Retype only what runs from the beginning of the data through the line with "minimum width=316bp, minimum"; please omit the pictures and keep every line exact.
——————————
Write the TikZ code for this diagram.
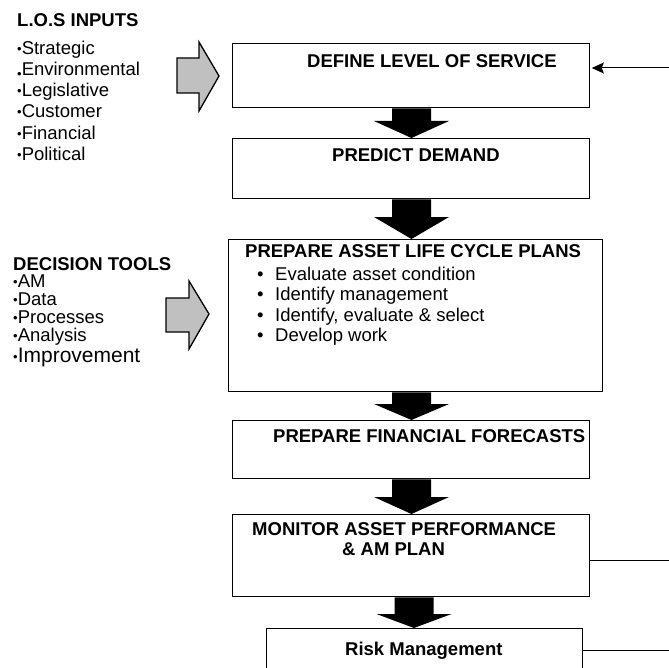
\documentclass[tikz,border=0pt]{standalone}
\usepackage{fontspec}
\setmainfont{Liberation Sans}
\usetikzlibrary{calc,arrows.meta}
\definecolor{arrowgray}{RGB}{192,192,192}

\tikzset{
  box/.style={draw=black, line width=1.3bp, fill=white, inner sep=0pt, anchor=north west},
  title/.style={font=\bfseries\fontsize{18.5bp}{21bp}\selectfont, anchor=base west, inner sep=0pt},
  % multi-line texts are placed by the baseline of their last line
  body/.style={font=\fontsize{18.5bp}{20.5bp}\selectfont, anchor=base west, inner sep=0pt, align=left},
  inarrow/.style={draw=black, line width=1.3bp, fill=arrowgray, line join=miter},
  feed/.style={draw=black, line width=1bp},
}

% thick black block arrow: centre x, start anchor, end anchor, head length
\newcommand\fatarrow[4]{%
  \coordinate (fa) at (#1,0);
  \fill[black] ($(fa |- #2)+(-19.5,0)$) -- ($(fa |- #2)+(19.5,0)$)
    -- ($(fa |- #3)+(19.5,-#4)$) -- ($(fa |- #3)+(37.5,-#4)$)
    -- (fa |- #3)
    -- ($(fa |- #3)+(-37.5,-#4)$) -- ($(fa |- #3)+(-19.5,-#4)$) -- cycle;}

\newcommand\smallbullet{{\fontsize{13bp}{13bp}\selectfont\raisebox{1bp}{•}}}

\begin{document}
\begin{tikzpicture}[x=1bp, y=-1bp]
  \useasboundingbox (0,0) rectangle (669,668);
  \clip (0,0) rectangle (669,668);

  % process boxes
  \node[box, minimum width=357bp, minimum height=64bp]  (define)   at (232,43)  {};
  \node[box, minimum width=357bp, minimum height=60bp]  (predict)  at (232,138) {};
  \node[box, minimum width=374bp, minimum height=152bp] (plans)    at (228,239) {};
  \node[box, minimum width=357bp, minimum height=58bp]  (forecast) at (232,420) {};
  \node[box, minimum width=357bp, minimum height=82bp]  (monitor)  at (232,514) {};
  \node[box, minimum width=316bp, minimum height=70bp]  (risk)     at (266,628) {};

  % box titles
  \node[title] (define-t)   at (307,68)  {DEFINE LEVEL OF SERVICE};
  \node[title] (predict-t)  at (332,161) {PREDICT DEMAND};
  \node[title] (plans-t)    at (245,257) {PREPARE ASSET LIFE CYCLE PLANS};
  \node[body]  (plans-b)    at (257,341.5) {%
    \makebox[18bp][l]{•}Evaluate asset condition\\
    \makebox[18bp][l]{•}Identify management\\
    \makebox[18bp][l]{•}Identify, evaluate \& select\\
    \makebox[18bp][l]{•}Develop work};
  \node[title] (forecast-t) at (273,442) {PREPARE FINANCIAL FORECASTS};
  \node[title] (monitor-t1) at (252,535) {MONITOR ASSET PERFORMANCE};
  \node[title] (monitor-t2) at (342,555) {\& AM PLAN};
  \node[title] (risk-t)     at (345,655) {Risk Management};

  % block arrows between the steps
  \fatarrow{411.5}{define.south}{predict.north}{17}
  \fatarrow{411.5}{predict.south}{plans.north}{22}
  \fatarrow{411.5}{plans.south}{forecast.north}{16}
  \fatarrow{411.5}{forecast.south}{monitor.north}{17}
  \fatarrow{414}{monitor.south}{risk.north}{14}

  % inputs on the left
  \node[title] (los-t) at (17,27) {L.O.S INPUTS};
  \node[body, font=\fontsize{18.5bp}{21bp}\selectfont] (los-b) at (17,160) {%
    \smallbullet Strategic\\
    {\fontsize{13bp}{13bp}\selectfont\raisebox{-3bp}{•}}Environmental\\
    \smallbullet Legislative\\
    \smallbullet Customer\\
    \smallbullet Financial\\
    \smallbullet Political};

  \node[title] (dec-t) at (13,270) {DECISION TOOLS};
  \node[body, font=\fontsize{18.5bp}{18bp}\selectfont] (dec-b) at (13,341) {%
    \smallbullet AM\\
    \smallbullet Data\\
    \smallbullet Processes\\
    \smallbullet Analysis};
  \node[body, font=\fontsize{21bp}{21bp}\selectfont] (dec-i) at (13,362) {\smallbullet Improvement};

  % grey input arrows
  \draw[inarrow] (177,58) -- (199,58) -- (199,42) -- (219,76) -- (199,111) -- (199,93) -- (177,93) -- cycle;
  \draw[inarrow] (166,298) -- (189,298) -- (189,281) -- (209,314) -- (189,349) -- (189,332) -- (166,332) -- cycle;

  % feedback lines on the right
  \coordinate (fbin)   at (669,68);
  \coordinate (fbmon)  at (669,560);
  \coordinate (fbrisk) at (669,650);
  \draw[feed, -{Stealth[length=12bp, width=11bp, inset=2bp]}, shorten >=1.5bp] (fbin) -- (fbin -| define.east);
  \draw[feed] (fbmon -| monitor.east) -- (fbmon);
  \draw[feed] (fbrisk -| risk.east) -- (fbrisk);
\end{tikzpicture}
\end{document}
——————————
Correct output:
Write the TikZ code for this diagram.
\documentclass[tikz,border=0pt]{standalone}
\usepackage{fontspec}
\setmainfont{Liberation Sans}
\usetikzlibrary{calc,arrows.meta}
\definecolor{arrowgray}{RGB}{192,192,192}

\tikzset{
  box/.style={draw=black, line width=1.3bp, fill=white, inner sep=0pt, anchor=north west},
  title/.style={font=\bfseries\fontsize{18.5bp}{21bp}\selectfont, anchor=base west, inner sep=0pt},
  % multi-line texts are placed by the baseline of their last line
  body/.style={font=\fontsize{18.5bp}{20.5bp}\selectfont, anchor=base west, inner sep=0pt, align=left},
  inarrow/.style={draw=black, line width=1.3bp, fill=arrowgray, line join=miter},
  feed/.style={draw=black, line width=1bp},
}

% thick black block arrow: centre x, start anchor, end anchor, head length
\newcommand\fatarrow[4]{%
  \coordinate (fa) at (#1,0);
  \fill[black] ($(fa |- #2)+(-19.5,0)$) -- ($(fa |- #2)+(19.5,0)$)
    -- ($(fa |- #3)+(19.5,-#4)$) -- ($(fa |- #3)+(37.5,-#4)$)
    -- (fa |- #3)
    -- ($(fa |- #3)+(-37.5,-#4)$) -- ($(fa |- #3)+(-19.5,-#4)$) -- cycle;}

\newcommand\smallbullet{{\fontsize{13bp}{13bp}\selectfont\raisebox{1bp}{•}}}

\begin{document}
\begin{tikzpicture}[x=1bp, y=-1bp]
  \useasboundingbox (0,0) rectangle (669,668);
  \clip (0,0) rectangle (669,668);

  % process boxes
  \node[box, minimum width=357bp, minimum height=64bp]  (define)   at (232,43)  {};
  \node[box, minimum width=357bp, minimum height=60bp]  (predict)  at (232,138) {};
  \node[box, minimum width=374bp, minimum height=152bp] (plans)    at (228,239) {};
  \node[box, minimum width=357bp, minimum height=58bp]  (forecast) at (232,420) {};
  \node[box, minimum width=357bp, minimum height=82bp]  (monitor)  at (232,514) {};
  \node[box, minimum width=316bp, minimum height=70bp]  (risk)     at (266,628) {};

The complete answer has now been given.